- Born: 12 March 2001 (age 25) Gilbert, Arizona, U.S.
- Occupations: Influencer, model, reality show cast member

= Layla Taylor =

American influencer, model, and reality show cast member

Layla Taylor is an American influencer, model, and reality show cast member best known for being a main character in The Secret Lives of Mormon Wives. She is the youngest main cast member, and the only person of color to be a member of the main cast. In June 2026, she came out as bisexual.

==Biography==
Taylor was born on March 12, 2001, in Gilbert, Arizona, to a Black father and a white mother. She grew up with what she's described as a "messy home life", as her parents divorced when she was 7. This drove her towards the Mormon church, as she was interested in its focus on family. She began sneaking away from home to attend church services, and eventually became baptized as a Mormon.

She had planned to attend the University of California, Irvine, which she had been accepted to, but ultimately decided to instead move to Utah, where she lived on the campus of Brigham Young University. She worked as a nanny while training to be a dental assistant.

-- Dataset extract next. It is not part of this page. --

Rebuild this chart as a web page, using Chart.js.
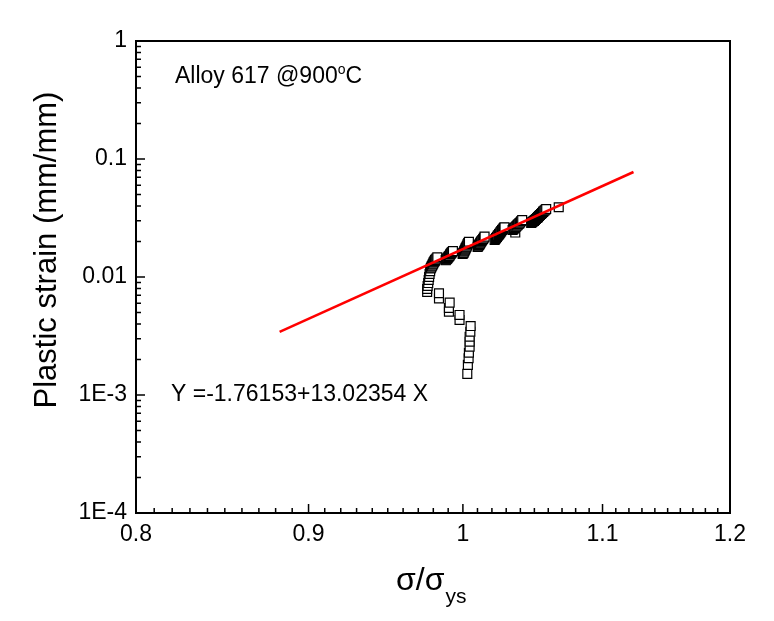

She began using a Mormon dating app. Within a week, she met the man she would go on to marry. After an on-and-off year of dating, she got pregnant, and they got married one month later. Thirteen months after the birth of her first child, she gave birth to a second child. Ultimately, however, she divorced her husband and left her relationship, which she has subsequently described as a "toxic" relationship. She has identified as a survivor of domestic abuse in connection with it. She has discussed her subsequent struggles as a single mother, including skipping eating in order to feed her kids and being unable to work as she couldn't afford daycare.

She eventually started posting to TikTok, and received a few thousand followers. Soon, however, Taylor Frankie Paul invited her to join a group called MomTok. This eventually resulted in her casting in The Secret Lives of Mormon Wives. She is the youngest member of the main cast of the show and the only person of color in the main cast.

She has discussed her grappling with the racial history of the Mormon church and her eventual leaving of the church. She has stated that she identifies as liberal.

She has also discussed her struggles with eating disorders and her biracial identity, including hairstyle. She has stated she believes her biggest moment on the show in Season 3 was going to a Black hairstylist and changing her hairstyle. She has also criticized the show for how little airtime it gave her use of tirzepatide. She recounted her dating life, including with the brother of cast member Miranda Hope's ex-husband.

She appeared on the runway for swimwear brand Oh Polly in 2026.

On June 29, 2026, Taylor came out as bisexual on an episode of Jay Shetty's podcast, revealing that she had dated both men and women in the past. She also announced that she was in a relationship with a woman. After the revelation, most of her fellow cast members expressed support. A week later, she shared a video of her with the arm of her girlfriend in frame.